Эта весточка не от сына милого, А от командира да ведь полкового [11, с. 66]. За прочтением письма, точно так же как в плаче Конашковой и в тех же традиционных формулах, следует описание материнского горя, которое также переходит в проклятие Гитлеру: И я кубышком каталася, <...>

Прокляла я врага да неприятеля Немца-злодея людоедного [11, с. 67]. Текст Ватчиевой как традиционное причитание заканчивается на 76-й строчке, а с 77-й строчки он сменяется рассказом о младшем сыне, который просит у матери благословения идти на фронт, уходит и пишет матери письма, что успешно сражается и получает награды.

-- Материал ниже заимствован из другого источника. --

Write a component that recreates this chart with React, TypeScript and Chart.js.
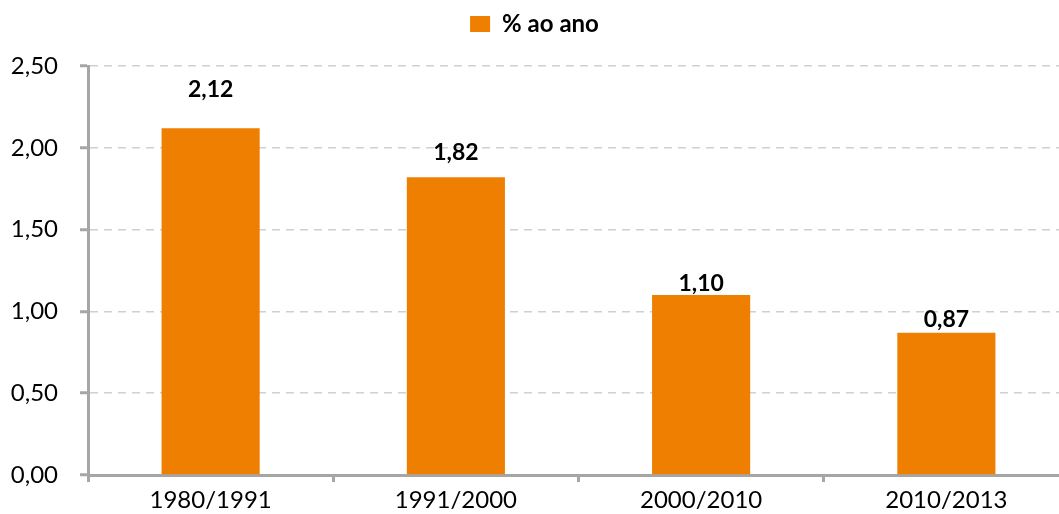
import React, { useEffect, useRef } from "react";
import { Chart, registerables } from "chart.js";

Chart.register(...registerables);

const categories = ["1980/1991", "1991/2000", "2000/2010", "2010/2013"];
const values = [2.12, 1.82, 1.1, 0.87];
const seriesLabel = "% ao ano";

const fmt = (v: number) => v.toFixed(2).replace(".", ",");

const labelPlugin = {
  id: "barLabels",
  afterDatasetsDraw(chart: any, _args: any, opts: any) {
    const ctx = chart.ctx;
    const meta = chart.getDatasetMeta(0);
    const offsets: number[] = opts.offsets || [];
    ctx.save();
    ctx.font = "bold 23px Lato";
    ctx.fillStyle = "#000000";
    ctx.textAlign = "center";
    ctx.textBaseline = "middle";
    meta.data.forEach((bar: any, i: number) => {
      const v = chart.data.datasets[0].data[i] as number;
      ctx.fillText(fmt(v), bar.x, bar.y - (offsets[i] ?? 15));
    });
    ctx.restore();
  },
};

const legendSpacing = {
  id: "legendSpacing",
  beforeInit(chart: any) {
    const legend = chart.legend;
    if (!legend) return;
    const orig = legend.fit;
    legend.fit = function () {
      orig.call(this);
      this.height += 20;
    };
  },
};

export default function App() {
  const ref = useRef<HTMLCanvasElement>(null);
  useEffect(() => {
    document.body.style.margin = "0";
    const chart = new Chart(ref.current!, {
      type: "bar",
      data: {
        labels: categories,
        datasets: [
          {
            label: seriesLabel,
            data: values,
            backgroundColor: "#EE7F00",
            borderWidth: 0,
            barPercentage: 0.4,
            categoryPercentage: 1,
          },
        ],
      },
      options: {
        animation: false,
        responsive: false,
        layout: { padding: { left: 0, right: 0, top: 0, bottom: 0 } },
        plugins: {
          legend: {
            position: "top",
            labels: {
              boxWidth: 20,
              boxHeight: 16,
              color: "#000000",
              font: { family: "Lato", size: 24, weight: "bold" },
              padding: 12,
            },
          },
          tooltip: { enabled: false },
          barLabels: { offsets: [39, 25, 11, 13] },
        } as any,
        scales: {
          x: {
            afterFit: (s: any) => {
              s.height = 39;
            },
            grid: {
              offset: true,
              drawOnChartArea: false,
              drawTicks: true,
              tickLength: 7,
              tickColor: "#A6A6A6",
              tickWidth: 3,
              color: "#A6A6A6",
            },
            border: { color: "#A6A6A6", width: 3 },
            ticks: {
              color: "#000000",
              font: { family: "Lato", size: 24 },
              padding: 4,
            },
          },
          y: {
            min: 0,
            max: 2.5,
            afterFit: (s: any) => {
              s.width = 88;
            },
            ticks: {
              stepSize: 0.5,
              color: "#000000",
              font: { family: "Lato", size: 24 },
              padding: 22,
              callback: (v: any) => fmt(Number(v)),
            },
            grid: {
              color: "#D0D0D0",
              lineWidth: 1.5,
              tickColor: "#A6A6A6",
              tickWidth: 3,
              tickLength: 8,
            },
            border: { color: "#A6A6A6", width: 3, dash: [8, 6] },
          },
        },
      },
      plugins: [labelPlugin, legendSpacing],
    });
    return () => chart.destroy();
  }, []);
  return (
    <div style={{ width: 1059, height: 514, overflow: "hidden" }}>
      <canvas ref={ref} width={1069} height={514} />
    </div>
  );
}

В плаче не упоминается ни Сталин, ни другие официальные имена, но само построение плача позволяет увидеть в нем пропаганду советского патриотизма: младший сын идет на фронт добровольцем мстить за старшего, и мать одобряет этот поступок. Получается, что в нем дается пример «образцового» советского юноши и «образцовой» советской матери. Доля причетных традиционных формул в нем меньше, чем у Конашковой, и присутствуют они только в первой части, последние 66 строк из 142, т.е. 46% плача можно назвать самостоятельным поэтическим сказом. Первая часть «Плача по сыну» похожа на плач «Уж как сердце материнское», но причетные формулы занимают в ней только половину, что почти в два раза меньше, чем у Конашковой. Общее количество причетных формул в плаче-сказе Ватчиевой оказывается чуть больше четверти, по нашим подсчетам, 28%. Безусловно, при сложении «Плача по сыну» сказался опыт сочинения исполнительницей советских произведений. Однако проявилось это не в использовании советской риторики, а в слишком вольном для рядовой плачеи обращении с текстом (рассказ о себе и своих переживаниях занимает больше половины) и слишком нетипичной для причитания «оптимистичной» концовке.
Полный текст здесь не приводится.